Source data:

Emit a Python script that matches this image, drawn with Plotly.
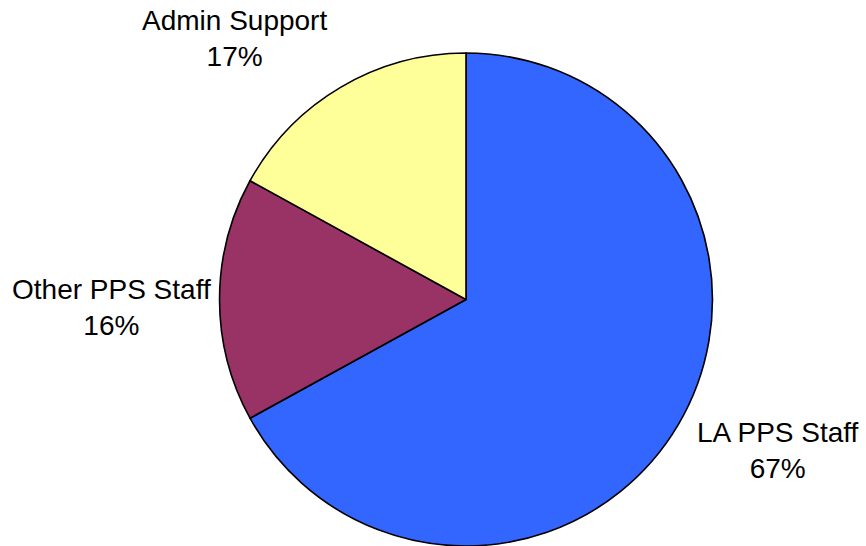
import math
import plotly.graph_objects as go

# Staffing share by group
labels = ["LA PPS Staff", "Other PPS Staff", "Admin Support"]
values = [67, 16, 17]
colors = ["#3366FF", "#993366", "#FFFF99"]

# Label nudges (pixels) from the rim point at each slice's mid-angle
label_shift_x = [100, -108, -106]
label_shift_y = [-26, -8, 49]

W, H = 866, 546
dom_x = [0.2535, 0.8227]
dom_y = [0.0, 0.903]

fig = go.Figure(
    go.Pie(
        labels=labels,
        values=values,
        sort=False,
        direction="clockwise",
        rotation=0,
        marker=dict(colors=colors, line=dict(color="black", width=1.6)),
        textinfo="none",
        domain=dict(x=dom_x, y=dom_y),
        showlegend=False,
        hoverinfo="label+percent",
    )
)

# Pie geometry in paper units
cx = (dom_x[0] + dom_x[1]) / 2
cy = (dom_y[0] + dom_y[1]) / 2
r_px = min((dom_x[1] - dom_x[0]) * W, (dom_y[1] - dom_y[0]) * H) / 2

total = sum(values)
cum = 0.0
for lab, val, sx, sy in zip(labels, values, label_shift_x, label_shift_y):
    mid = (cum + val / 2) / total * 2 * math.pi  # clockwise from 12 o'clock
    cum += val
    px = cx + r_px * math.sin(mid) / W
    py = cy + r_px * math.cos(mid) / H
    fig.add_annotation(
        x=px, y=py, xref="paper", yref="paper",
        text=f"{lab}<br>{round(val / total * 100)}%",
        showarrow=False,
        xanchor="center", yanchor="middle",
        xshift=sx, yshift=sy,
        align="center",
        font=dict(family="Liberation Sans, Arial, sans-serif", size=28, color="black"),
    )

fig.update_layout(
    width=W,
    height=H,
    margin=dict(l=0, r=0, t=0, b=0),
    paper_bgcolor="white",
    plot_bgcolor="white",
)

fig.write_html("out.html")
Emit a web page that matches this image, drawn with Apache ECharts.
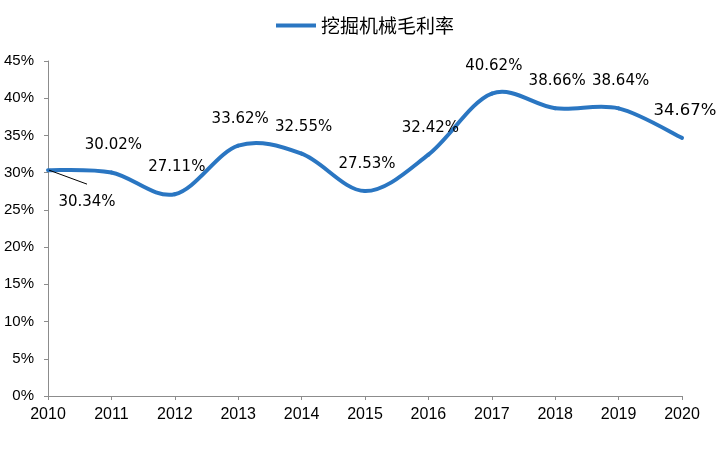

Exercise objective: Transcribe all of the material exactly, leaving out whatever pictures it contains.

Result of this exercise:
Emit a Python script that matches this image, drawn with Plotly.
import math
import plotly.graph_objects as go

# Staffing share by group
labels = ["LA PPS Staff", "Other PPS Staff", "Admin Support"]
values = [67, 16, 17]
colors = ["#3366FF", "#993366", "#FFFF99"]

# Label nudges (pixels) from the rim point at each slice's mid-angle
label_shift_x = [100, -108, -106]
label_shift_y = [-26, -8, 49]

W, H = 866, 546
dom_x = [0.2535, 0.8227]
dom_y = [0.0, 0.903]

fig = go.Figure(
    go.Pie(
        labels=labels,
        values=values,
        sort=False,
        direction="clockwise",
        rotation=0,
        marker=dict(colors=colors, line=dict(color="black", width=1.6)),
        textinfo="none",
        domain=dict(x=dom_x, y=dom_y),
        showlegend=False,
        hoverinfo="label+percent",
    )
)

# Pie geometry in paper units
cx = (dom_x[0] + dom_x[1]) / 2
cy = (dom_y[0] + dom_y[1]) / 2
r_px = min((dom_x[1] - dom_x[0]) * W, (dom_y[1] - dom_y[0]) * H) / 2

total = sum(values)
cum = 0.0
for lab, val, sx, sy in zip(labels, values, label_shift_x, label_shift_y):
    mid = (cum + val / 2) / total * 2 * math.pi  # clockwise from 12 o'clock
    cum += val
    px = cx + r_px * math.sin(mid) / W
    py = cy + r_px * math.cos(mid) / H
    fig.add_annotation(
        x=px, y=py, xref="paper", yref="paper",
        text=f"{lab}<br>{round(val / total * 100)}%",
        showarrow=False,
        xanchor="center", yanchor="middle",
        xshift=sx, yshift=sy,
        align="center",
        font=dict(family="Liberation Sans, Arial, sans-serif", size=28, color="black"),
    )

fig.update_layout(
    width=W,
    height=H,
    margin=dict(l=0, r=0, t=0, b=0),
    paper_bgcolor="white",
    plot_bgcolor="white",
)

fig.write_html("out.html")
Emit a web page that matches this image, drawn with Apache ECharts.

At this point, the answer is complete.